That was the end of girlhood, and the end of this story, but I cannot leave her — me — lying there, on the cold locker-room floor. That wasn’t the end. She got back up, but it took another 17 years.
(Sometimes I write in the first-person. Sometimes she can only bear to tell her story in the third-. If you’ve just arrived, you probably want to go back to the beginning.)
There were OK years, and there were grim years. After that first, hideous year in the States, she found a refuge, and things were a little better for a while, but it was always complicated. A few years after the end of this story her mother died and her father threw her out. She was homeless for a time; let strangers take her home in exchange for a meal, a shower, a warm place to sleep. Alcohol and drugs and gender and hopelessness played their parts. She ended her life, several times, but continued nonetheless.
Eight years after being sent away, she found her way back to Europe, back home (but not); ballet and an Englishman played their parts. She found herself a stranger, a foreigner, lost her way, lost her man, everything; again. She relocated, again, hid, masked herself in society’s image, a ‘family man’, became ‘successful’; a Frenchwoman and a child played their parts. Thus she lost herself; again. Abandoned herself, really, as her mother had. She ended her life, but continued nonetheless.
But — she found her way back, eventually. Cast off the mask and became herself; again. In the end, the red-haired, green-eyed girl came back.
And here she is, at last: Seventeen years after being kicked to the floor, a girl no longer, but a woman —
Now, 56 years after her mother applied that first lipstick, she blots her own with a tissue, closing her mouth over a fold, just like her mum used to. It’s about the same shade, she thinks. Her green eyes have faded to hazel, and her red hair has thinned and darkened to brown; grey is beginning to appear at the temples.

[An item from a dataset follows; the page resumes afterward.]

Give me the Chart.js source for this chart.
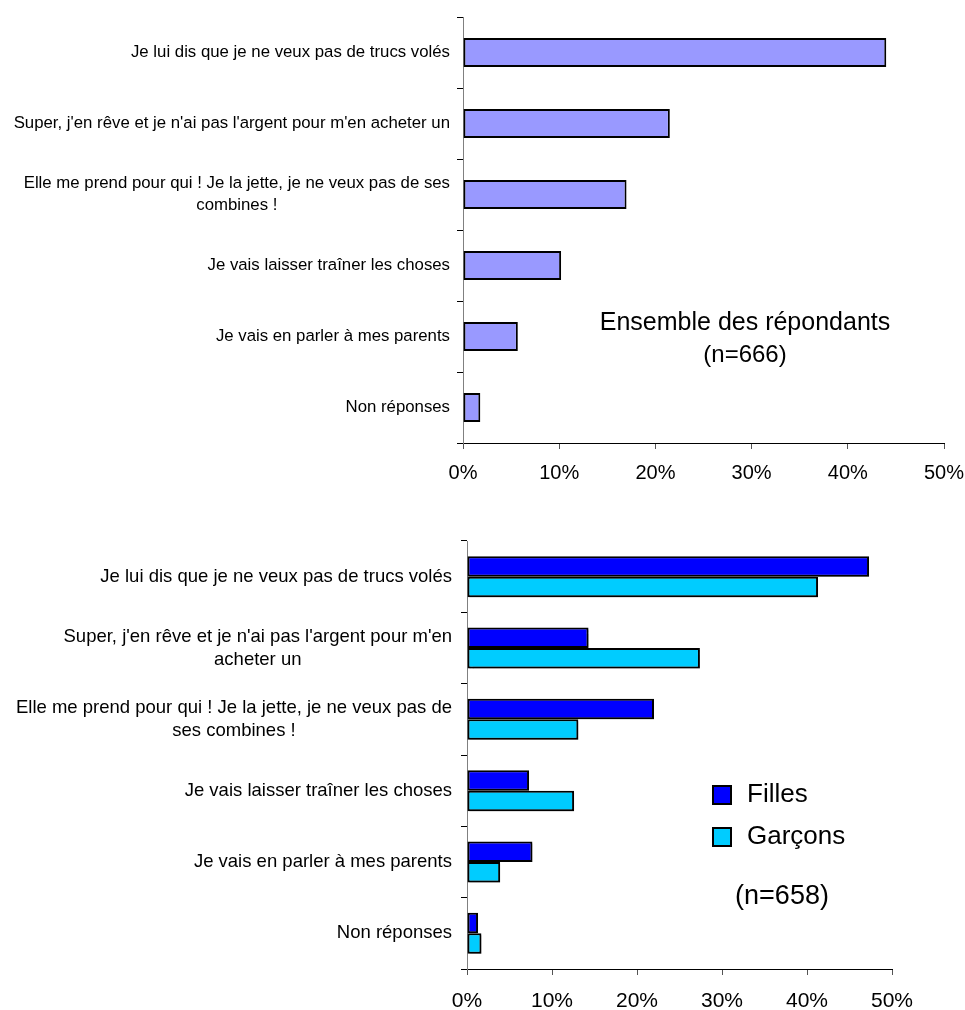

Like that 12-year-old girl, she occasionally has that anguished dream, though rarely now. When she does, momentarily anxious upon waking, she checks herself, touches her vulva, cups her breasts; and begins her day with the most profound sense of relief. Sometimes she imagines herself sheltering that little girl in her arms, brushing the long, strawberry-blonde hair back from her shoulder, whispering in her ear —
‘Don’t worry, little one. It will all be OK. The dream came true, after all.’